RigidBodyCombiner and flattenstrong algorthims?

zhao · June 9, 2010, 6:58am

How does RigidBodyCombiner and flattenstrong work behind the scenes?

I’m guess that flattenstrong is just burning the transforms into the objects’ vertices and creating one gigantic mesh.

Is RigidBodyCombiner doing the same thing, ie., transforming all of the vertices of an object with every new setPos, or is it doing something more clever with Vertex Buffers, and just streaming in a single new transform for each change?

The reason why I’m asking this is to know how sensitive RigidBodyCombiner is to a new setPos. If I combine 100 object x 4000 vertices each and change each object’s position every frame, am I going to incur a penalty on the order of 400,000 calculations or just 100 calculations?

Another way to phrase the question, is with RigidBodyContainer, changing the position/hpr of a object with 40000 vertices more expensive than changing the position/hpr of a 400 vertice object? Or is it the same cost?

zhao · June 9, 2010, 8:50am

After some IRC help and more reading, I understand that the RigidBodyCombiner (RBC) is based on the animation system.

I tried astelix’s example
discourse.panda3d.org/viewtopic.php?t=7858

and got what I expected with 2000 x box.egg. Each box .egg is 12 tris for a total of ~24k vertices

It was ~15fps w/o RBC and 60fps(Vsync) with.

However, when I tried 2000 x smileys, each smiley is 1.3k tris, for a total of ~2.6 million tris
I got 15 fps w/o RBC and 5 fps with RBC.

What’s even stranger to me is that even when I disabled all smiley movement, the fps stayed at the same 5 fps with RBC. (I can render a single 3million mesh at 60+fps, without any problem.)

This is leading me to conclude that the RBC is applying a cpu-transformation to every vertex every frame regardless of whether or not the object is moving.

Thus its very good for collecting lots of low-tris objects into a single batch, but not so good at collecting lots of moderately-high tris objects.

Is this correct or am I missing something?

(Does this suggest that animations aren’t cached in Panda?)

zhao · June 9, 2010, 9:28am

After some more tinkering, it appears that for an object like smiley ~1.3tris, using rigidbodycombiner is across the board worse than just parenting it to render.
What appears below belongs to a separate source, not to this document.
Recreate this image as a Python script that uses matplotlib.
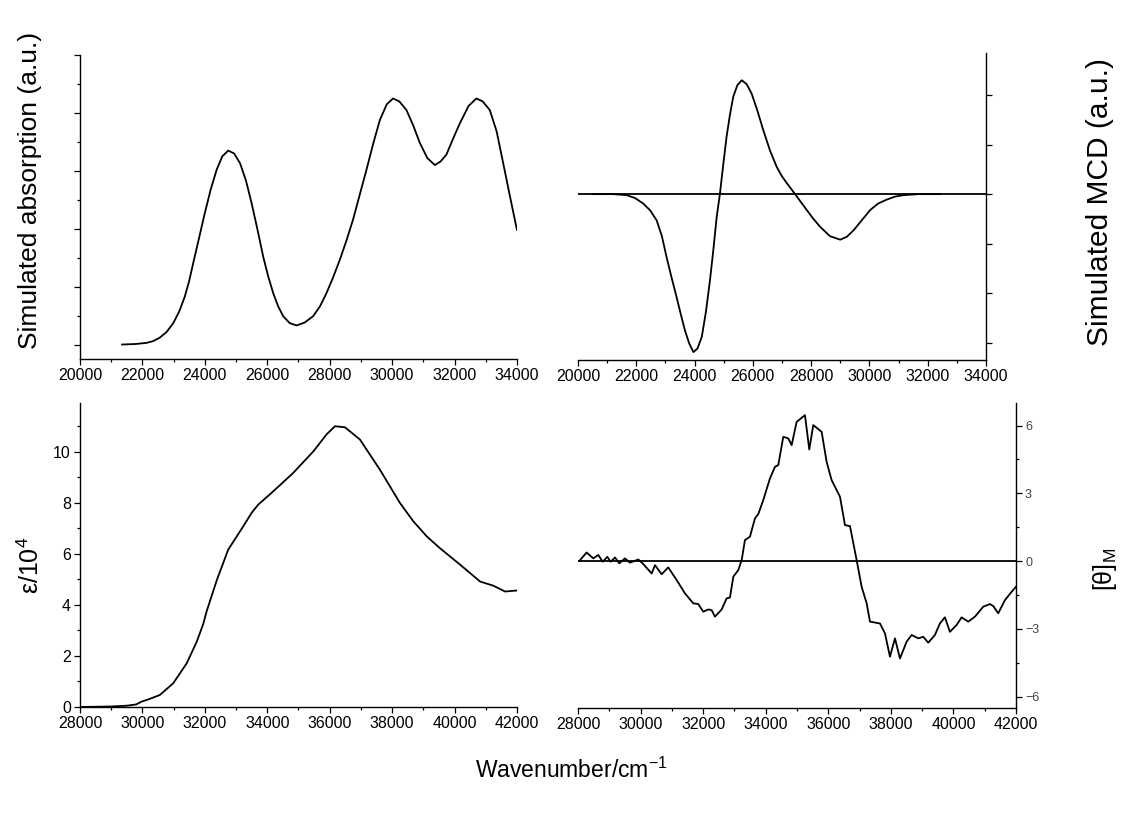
import matplotlib.pyplot as plt
from matplotlib.ticker import MultipleLocator, NullFormatter

plt.rcParams['font.family'] = ['Liberation Sans', 'DejaVu Sans']
plt.rcParams['mathtext.fontset'] = 'custom'
plt.rcParams['mathtext.rm'] = 'Liberation Sans'
plt.rcParams['mathtext.it'] = 'Liberation Sans:italic'

# simulated absorption (a.u.)
abs_wn = [21350, 21800, 22140, 22350, 22560, 22780, 22990, 23180, 23360, 23500,
          23630, 23820, 24000, 24190, 24380, 24560, 24750, 24940, 25130, 25320,
          25500, 25690, 25870, 26030, 26190, 26350, 26510, 26720, 26940, 27200,
          27470, 27690, 27900, 28110, 28330, 28540, 28750, 28960, 29180, 29400,
          29610, 29830, 30030, 30230, 30460, 30680, 30890, 31130, 31370, 31550,
          31740, 31950, 32170, 32450, 32700, 32900, 33130, 33350, 33560, 33780,
          34000]
abs_val = [0.0, 0.01, 0.03, 0.06, 0.12, 0.22, 0.37, 0.57, 0.83, 1.10,
           1.41, 1.85, 2.27, 2.68, 3.02, 3.25, 3.35, 3.30, 3.13, 2.83,
           2.44, 1.98, 1.52, 1.18, 0.89, 0.66, 0.49, 0.37, 0.33, 0.38,
           0.49, 0.66, 0.89, 1.16, 1.47, 1.80, 2.16, 2.58, 3.02, 3.48,
           3.88, 4.15, 4.25, 4.20, 4.05, 3.78, 3.48, 3.22, 3.10, 3.16,
           3.28, 3.55, 3.82, 4.12, 4.25, 4.20, 4.05, 3.68, 3.13, 2.55,
           1.98]

# simulated MCD (a.u.)
mcd_wn = [20500, 21200, 21670, 21960, 22240, 22480, 22700, 22880, 23040, 23210,
          23380, 23530, 23670, 23820, 23960, 24100, 24250, 24390, 24530, 24650,
          24760, 24870, 24990, 25100, 25220, 25330, 25470, 25620, 25790, 25960,
          26160, 26360, 26590, 26820, 27000, 27170, 27310, 27450, 27650, 27850,
          28080, 28310, 28650, 29000, 29230, 29460, 29750, 30030, 30300, 30600,
          30880, 31170, 31700, 32430]
mcd_val = [0.0, 0.0, -0.02, -0.08, -0.19, -0.33, -0.53, -0.85, -1.27, -1.68,
           -2.07, -2.43, -2.75, -3.02, -3.19, -3.12, -2.88, -2.38, -1.74, -1.10,
           -0.46, 0.0, 0.62, 1.16, 1.62, 1.97, 2.20, 2.30, 2.22, 2.03,
           1.68, 1.29, 0.88, 0.55, 0.36, 0.22, 0.11, 0.0, -0.16, -0.32,
           -0.50, -0.66, -0.85, -0.92, -0.86, -0.73, -0.52, -0.32, -0.19, -0.11,
           -0.05, -0.02, 0.0, 0.0]

# measured absorption, epsilon / 10^4
eps_wn = [28000, 28500, 29000, 29500, 29800, 29975, 30200, 30560, 30990, 31420,
          31740, 31950, 32060, 32380, 32750, 33230, 33500, 33710, 34190, 34830,
          35480, 35900, 36170, 36490, 36970, 37610, 38250, 38680, 39110, 39530,
          40180, 40820, 41240, 41620, 41990]
eps_val = [0.0, 0.01, 0.02, 0.05, 0.10, 0.21, 0.30, 0.47, 0.93, 1.71,
           2.55, 3.25, 3.75, 4.95, 6.16, 7.07, 7.60, 7.92, 8.44, 9.16,
           10.01, 10.67, 10.99, 10.95, 10.47, 9.29, 7.99, 7.27, 6.68, 6.22,
           5.57, 4.91, 4.75, 4.52, 4.56]

# measured MCD, [theta]_M
theta_wn = [28064, 28277, 28490, 28650, 28790, 28937, 29045, 29183, 29320, 29502,
            29662, 29927, 30087, 30355, 30461, 30675, 30886, 31154, 31420, 31685,
            31845, 32005, 32165, 32272, 32378, 32592, 32752, 32858, 32965, 33124,
            33232, 33337, 33497, 33657, 33763, 33923, 34136, 34296, 34402, 34562,
            34722, 34829, 34989, 35255, 35393, 35521, 35788, 35948, 36108, 36374,
            36534, 36694, 36907, 37067, 37227, 37333, 37652, 37812, 37972, 38132,
            38291, 38504, 38664, 38877, 39036, 39196, 39409, 39568, 39728, 39888,
            40101, 40261, 40474, 40687, 40953, 41166, 41273, 41432, 41646, 41859,
            41998]
theta_val = [0.04, 0.38, 0.12, 0.27, -0.03, 0.19, -0.03, 0.16, -0.10, 0.12,
             -0.07, 0.07, -0.13, -0.55, -0.18, -0.58, -0.28, -0.84, -1.43, -1.87,
             -1.90, -2.24, -2.14, -2.17, -2.46, -2.14, -1.65, -1.61, -0.69, -0.40,
             0.04, 0.93, 1.08, 1.89, 2.08, 2.70, 3.66, 4.17, 4.25, 5.50,
             5.43, 5.13, 6.16, 6.46, 4.94, 6.02, 5.72, 4.39, 3.58, 2.85,
             1.59, 1.55, 0.04, -1.14, -1.87, -2.68, -2.76, -3.20, -4.23, -3.42,
             -4.31, -3.57, -3.27, -3.42, -3.35, -3.61, -3.27, -2.76, -2.49, -3.13,
             -2.83, -2.49, -2.68, -2.46, -2.02, -1.90, -1.99, -2.31, -1.73, -1.36,
             -1.14]

LW = 1.3

fig = plt.figure(figsize=(11.26, 8.13), dpi=100)
ax_tl = fig.add_axes([0.0710, 0.5584, 0.3881, 0.3739])
ax_tr = fig.add_axes([0.5133, 0.5572, 0.3623, 0.3776])
ax_bl = fig.add_axes([0.0710, 0.1304, 0.3881, 0.3739])
ax_br = fig.add_axes([0.5133, 0.1292, 0.3890, 0.3752])


def style(ax, side):
    for s in ['top', 'left', 'right']:
        ax.spines[s].set_visible(False)
    ax.spines[side].set_visible(True)
    for s in ax.spines.values():
        s.set_linewidth(1.0)
    ax.tick_params(which='both', direction='out', width=0.9, labelsize=11.5,
                   pad=2)
    ax.tick_params(which='major', length=4.5)
    ax.tick_params(which='minor', length=2.5)
    ax.tick_params(axis='y', left=(side == 'left'), right=(side == 'right'),
                   labelleft=(side == 'left'), labelright=(side == 'right'),
                   which='both')
    ax.tick_params(axis='x', top=False, which='both')
    ax.xaxis.set_major_locator(MultipleLocator(2000))
    ax.xaxis.set_minor_locator(MultipleLocator(1000))


# top left: simulated absorption
ax_tl.plot(abs_wn, abs_val, color='black', lw=LW)
style(ax_tl, 'left')
ax_tl.set_xlim(20000, 34000)
ax_tl.set_ylim(-0.25, 5.0)
ax_tl.yaxis.set_major_locator(MultipleLocator(1))
ax_tl.yaxis.set_minor_locator(MultipleLocator(0.5))
ax_tl.yaxis.set_major_formatter(NullFormatter())

# top right: simulated MCD
ax_tr.axhline(0, color='black', lw=LW)
ax_tr.plot(mcd_wn, mcd_val, color='black', lw=LW)
style(ax_tr, 'right')
ax_tr.set_xlim(20000, 34000)
ax_tr.set_ylim(-3.35, 2.85)
ax_tr.yaxis.set_major_locator(MultipleLocator(1))
ax_tr.yaxis.set_major_formatter(NullFormatter())

# bottom left: epsilon
ax_bl.plot(eps_wn, eps_val, color='black', lw=LW)
style(ax_bl, 'left')
ax_bl.set_xlim(28000, 42000)
ax_bl.set_ylim(0, 11.9)
ax_bl.yaxis.set_major_locator(MultipleLocator(2))
ax_bl.yaxis.set_minor_locator(MultipleLocator(1))

# bottom right: [theta]_M
ax_br.axhline(0, color='black', lw=LW)
ax_br.plot(theta_wn, theta_val, color='black', lw=LW)
style(ax_br, 'right')
ax_br.set_xlim(28000, 42000)
ax_br.set_ylim(-6.5, 7.0)
ax_br.yaxis.set_major_locator(MultipleLocator(3))
ax_br.yaxis.set_minor_locator(MultipleLocator(1.5))
ax_br.tick_params(axis='y', labelsize=9, labelcolor='#444444')

# axis titles
fig.text(0.027, 0.766, 'Simulated absorption (a.u.)', rotation=90,
         ha='center', va='center', fontsize=19)
fig.text(0.977, 0.752, 'Simulated MCD (a.u.)', rotation=90,
         ha='center', va='center', fontsize=21.5)
fig.text(0.027, 0.305, 'ε/10$^{4}$', rotation=90,
         ha='center', va='center', fontsize=18)
fig.text(0.981, 0.30, '[θ]$_{\\mathrm{M}}$', rotation=90,
         ha='center', va='center', fontsize=18)
fig.text(0.507, 0.053, 'Wavenumber/cm$^{-1}$', ha='center', va='center',
         fontsize=16.5)

fig.savefig('out.png', dpi=100)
               Using RBC    Parenting to Render

For 2000 smileys 5 fps 15 fps
1000 smileys 10 fps 30 fps
200 smileys 46 fps 60 fps (Vsync)

I’m just a gtx 260 video card with a 1.8ghz CPU.

ThomasEgi · June 9, 2010, 11:17am

your earlier assumption is correct.
GPU’s have a hard time dealing with many hundret individual batches of geometry. the gpu prefers fewer, large batches.

the RBC collects your objects, applies the transform using the CPU, and sends it to the GPU in one batch.

so if you’r bottleneck is a high geom-count, RBC can reduce the problem by offloading some work to the CPU.

if your CPU is already at it’s limit you might be better of not to use it. it’s a trade-off and depending on your situation, one or the other might be better.

as you pointed out, RBC is most efficient when you have many many small objects with low vertex count.

zhao · June 9, 2010, 6:15pm

I’m just surprised that it doesn’t attempt to cache any of the animemation transforms for objects that aren’t moving.

Is the base animemation system also cache-less, compute every frame regardless of movement?

drwr · June 9, 2010, 6:40pm

It is not completely cacheless, but in the normal usage of the animation system, either all of the vertices are moving, or none of them. So if any joints have changed, it recomputes all of the vertices.

It should follow that if you move no objects, it should be faster than if you move any one of them (but probably still not as fast as if you did not use the RBC at all).

David

zhao · June 9, 2010, 9:25pm

Ok. Got it. It seems like this is a pretty cool system to do something whose mesh complexity is inbetween particles and a larger mesh. I think it would be good for asteroids, bushes or trees.